What is strategy? “In essence, choosing a unique and valuable position rooted in systems of activities that are more difficult to match in the economic basis of competitive advantage to the level of the specific activities a company performs.” Since that time, we have grown by focusing on strategic advisory and capital investment work to bring to fruition ideas, creating solutions and products by leveraging the alliance of people and talent in science, technology, the arts and public policy/political roles in both the for profit and non-profit worlds. We have a portfolio of projects across several social impact areas in private and public sector collaborations.

Goal. My goal is to help people mobilize and deploy private resources, including money, time, social capital and expertise, to improve the world in which we live. It is one of my personal measurements for success.

What is the next big step you hope to help your organization reach?

Large-scale advisory projects and initiatives. I prefer idea and conception strategies on how to grow companies or start them and then scale. The projects I’m passionate about focus on specific companies, partners, and startups that are in the aerospace, STEM, climate change, environment, energy, and sustainability areas, but we have also taken on projects in the arts, music or film. In the past seven years, our reach has crossed borders and oceans to Western Europe, Africa, MENA, East Asia and the Pacific, Southeast Asia, and South America. We are growing our portfolio and work in the Nordic countries, East Asia, Southeast Asia, South America, and Africa. I would love to do a project with NASA’s or CERN’s innovation hubs and leverage their research and development into a private sector business or company. Also, some thing in the area of healthcare and safety. It has been on my vision board for over five years now.

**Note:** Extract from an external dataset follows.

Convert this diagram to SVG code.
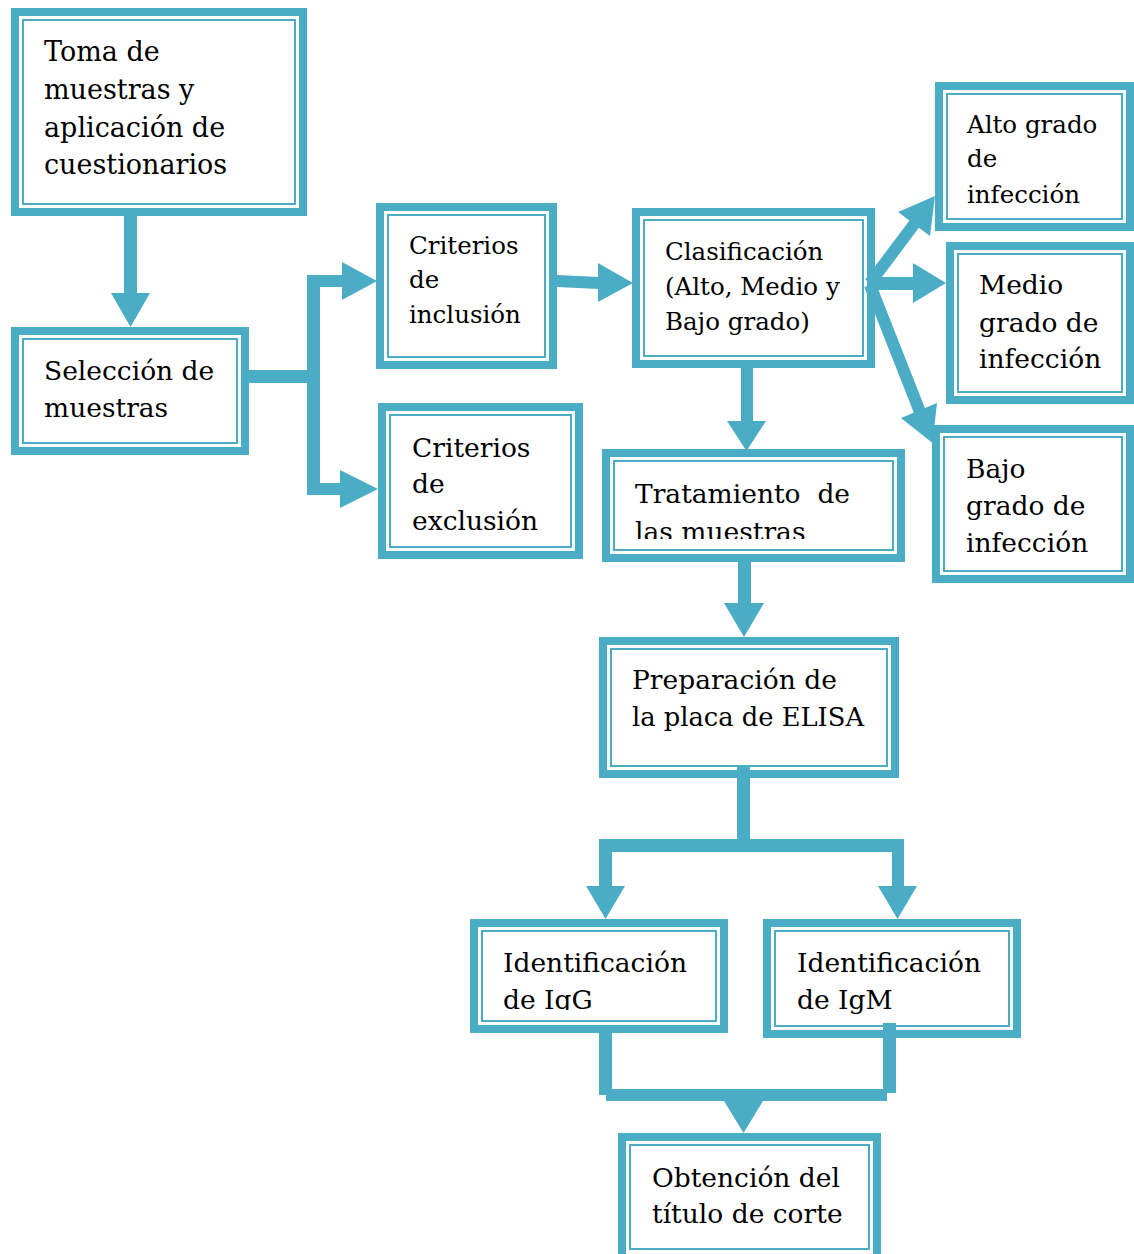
<svg xmlns="http://www.w3.org/2000/svg" width="1134" height="1254" viewBox="0 0 1134 1254">
<style>
.o{fill:#fff;stroke:#4BACC6;stroke-width:8}
.i{fill:none;stroke:#4BACC6;stroke-width:2}
.c{fill:#4BACC6;stroke:none}
.s{fill:none;stroke:#4BACC6;stroke-width:12}
text{font-family:"DejaVu Serif","Liberation Serif",serif;font-size:26.5px;fill:#000}
.sm{font-size:24.5px}
.lg{font-size:27px}
</style>
<defs>
<clipPath id="clipT"><rect x="600" y="440" width="310" height="99"/></clipPath>
<clipPath id="clipG"><rect x="470" y="910" width="260" height="100"/></clipPath>
</defs>
<rect width="1134" height="1254" fill="#fff"/>
<g id="nodes">
<g id="toma">
<rect class="o" x="15" y="12" width="288" height="200"/>
<rect class="i" x="23" y="20" width="272" height="184"/>
<text class="lg" x="44" y="61">Toma de</text>
<text class="lg" x="44" y="99">muestras y</text>
<text class="lg" x="44" y="137">aplicación de</text>
<text class="lg" x="44" y="174">cuestionarios</text>
</g>
<g id="seleccion">
<rect class="o" x="15" y="331" width="230" height="120"/>
<rect class="i" x="23" y="339" width="214" height="104"/>
<text x="44" y="380">Selección de</text>
<text x="44" y="417">muestras</text>
</g>
<g id="inclusion">
<rect class="o" x="380" y="207" width="173" height="158"/>
<rect class="i" x="388" y="215" width="157" height="142"/>
<text class="sm" x="409" y="254">Criterios</text>
<text class="sm" x="409" y="288">de</text>
<text class="sm" x="409" y="323">inclusión</text>
</g>
<g id="exclusion">
<rect class="o" x="382" y="407" width="197" height="148"/>
<rect class="i" x="390" y="415" width="181" height="132"/>
<text x="412" y="457">Criterios</text>
<text x="412" y="493">de</text>
<text x="412" y="530">exclusión</text>
</g>
<g id="clasificacion">
<rect class="o" x="636" y="212" width="235" height="152"/>
<rect class="i" x="644" y="220" width="219" height="136"/>
<text class="sm" x="665" y="260">Clasificación</text>
<text class="sm" x="665" y="295">(Alto, Medio y</text>
<text class="sm" x="665" y="330">Bajo grado)</text>
</g>
<g id="alto">
<rect class="o" x="939" y="86" width="191" height="141"/>
<rect class="i" x="947" y="94" width="175" height="125"/>
<text class="sm" x="967" y="133">Alto grado</text>
<text class="sm" x="967" y="167">de</text>
<text class="sm" x="967" y="203">infección</text>
</g>
<g id="medio">
<rect class="o" x="950" y="246" width="180" height="154"/>
<rect class="i" x="958" y="254" width="164" height="138"/>
<text x="979" y="294">Medio</text>
<text x="979" y="332">grado de</text>
<text x="979" y="368">infección</text>
</g>
<g id="bajo">
<rect class="o" x="936" y="429" width="194" height="150"/>
<rect class="i" x="944" y="437" width="178" height="134"/>
<text x="966" y="478">Bajo</text>
<text x="966" y="515">grado de</text>
<text x="966" y="552">infección</text>
</g>
<g id="tratamiento">
<rect class="o" x="606" y="453" width="295" height="105"/>
<rect class="i" x="614" y="461" width="279" height="89"/>
<g clip-path="url(#clipT)">
<text x="635" y="503" xml:space="preserve" style="white-space:pre">Tratamiento  de</text>
<text x="635" y="541">las muestras</text>
</g>
</g>
<g id="preparacion">
<rect class="o" x="603" y="641" width="292" height="133"/>
<rect class="i" x="611" y="649" width="276" height="117"/>
<text x="632" y="689">Preparación de</text>
<text x="632" y="726" textLength="232" lengthAdjust="spacingAndGlyphs">la placa de ELISA</text>
</g>
<g id="igg">
<rect class="o" x="474" y="923" width="250" height="106"/>
<rect class="i" x="482" y="931" width="234" height="90"/>
<g clip-path="url(#clipG)">
<text x="503" y="972">Identificación</text>
<text x="503" y="1009">de IgG</text>
</g>
</g>
<g id="igm">
<rect class="o" x="767" y="923" width="250" height="111"/>
<rect class="i" x="775" y="931" width="234" height="95"/>
<text x="797" y="972">Identificación</text>
<text x="797" y="1009">de IgM</text>
</g>
<g id="obtencion">
<rect class="o" x="622" y="1137" width="255" height="130"/>
<rect class="i" x="630" y="1145" width="239" height="104"/>
<text x="652" y="1187">Obtención del</text>
<text x="652" y="1223">título de corte</text>
</g>
</g>
<g id="connectors">
<rect class="c" x="124" y="216" width="13" height="78"/>
<polygon class="c" points="111,293 150,293 130.5,327"/>
<rect class="c" x="249" y="370" width="71" height="13"/>
<rect class="c" x="307" y="275" width="13" height="220"/>
<rect class="c" x="307" y="275" width="36" height="12"/>
<polygon class="c" points="342,262 342,300 377,281"/>
<rect class="c" x="307" y="483" width="34" height="12"/>
<polygon class="c" points="340,470 340,508 378,489"/>
<polygon class="c" points="557,275 599,277 599,289 557,287"/>
<polygon class="c" points="598,263 598,302 633,283"/>
<line class="s" x1="870" y1="283" x2="915" y2="223"/>
<polygon class="c" points="898,212 930,236 935,196"/>
<rect class="c" x="869" y="277" width="45" height="13"/>
<polygon class="c" points="913,263 913,303 946,283"/>
<line class="s" x1="870" y1="285" x2="920" y2="412"/>
<polygon class="c" points="901,418 937,403 932.5,443"/>
<rect class="c" x="741" y="366" width="12" height="56"/>
<polygon class="c" points="727,421 766,421 746.5,451"/>
<rect class="c" x="738" y="562" width="13" height="42"/>
<polygon class="c" points="724,603 764,603 744,637"/>
<rect class="c" x="737" y="767" width="13" height="85"/>
<rect class="c" x="599" y="839" width="305" height="13"/>
<rect class="c" x="599" y="839" width="13" height="48"/>
<polygon class="c" points="586,886 625,886 605.5,919"/>
<rect class="c" x="892" y="839" width="12" height="48"/>
<polygon class="c" points="878,886 917,886 897.5,919"/>
<rect class="c" x="599" y="1033" width="13" height="62"/>
<rect class="c" x="883" y="1023" width="13" height="70"/>
<rect class="c" x="606" y="1089" width="281" height="12"/>
<polygon class="c" points="724,1101 763,1101 743.5,1133"/>
</g>
</svg>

Women entrepreneurs. We also have a strong interest in investing and mentoring women entrepreneurs. Venture funds now look for women entrepreneurs and diversity. After McKinsey Global Institute study and IMF research reports showed that advancing gender equality, meaning the advancement of women, can increase the annual global GDP (growth domestic product) by $12 trillion, or 11%, by 2025. The public, private, and social sectors need to act to close the gender gaps. In a full potential scenario where women play an identical role in labor markets to that of men, as much as $28 trillion or 26 percent could be added to global annual GDP by 2025.

Mentorship. Mentorship is key to help young entrepreneurs grow their businesses. I would not be where I am today with the support of a wide network of people and their generosity and wisdom. Don’t only pay it forward, also pay it back.

What has been your biggest obstacle as an entrepreneur?

In the beginning, the biggest obstacle was convincing investment firms the vision, economical, and financial impact of social entrepreneurship and for-purpose companies. Most investors were only interested in alpha revenue business models and a singular bottom line, not a triple bottom line. With the expansion and growth of social entrepreneurship like Big Society Capital’s initial investment fund of £600 Million and Goldman Sachs’ social impact bond in the criminal justice system, investment firms and corporations have since realized the importance of social responsilibity in their growth and corporate strategies.

What advice would you give other emerging entrepreneurs?

I’ve learned many lessons, but the most important are patience, perseverance, and an absolute belief in your vision. Invest in yourself through knowledge acquisition, build your network by surrounding yourself with the best talented minds, and know that experience is often underrated so don’t always go for the quick return or solution. There is a quote from Mark Suster who said, “Lemons ripen early. Great companies take time.” I have more of a Warren Buffet approach to business than probably most investors. I like to build companies that will last more than 25 years that pay dividends.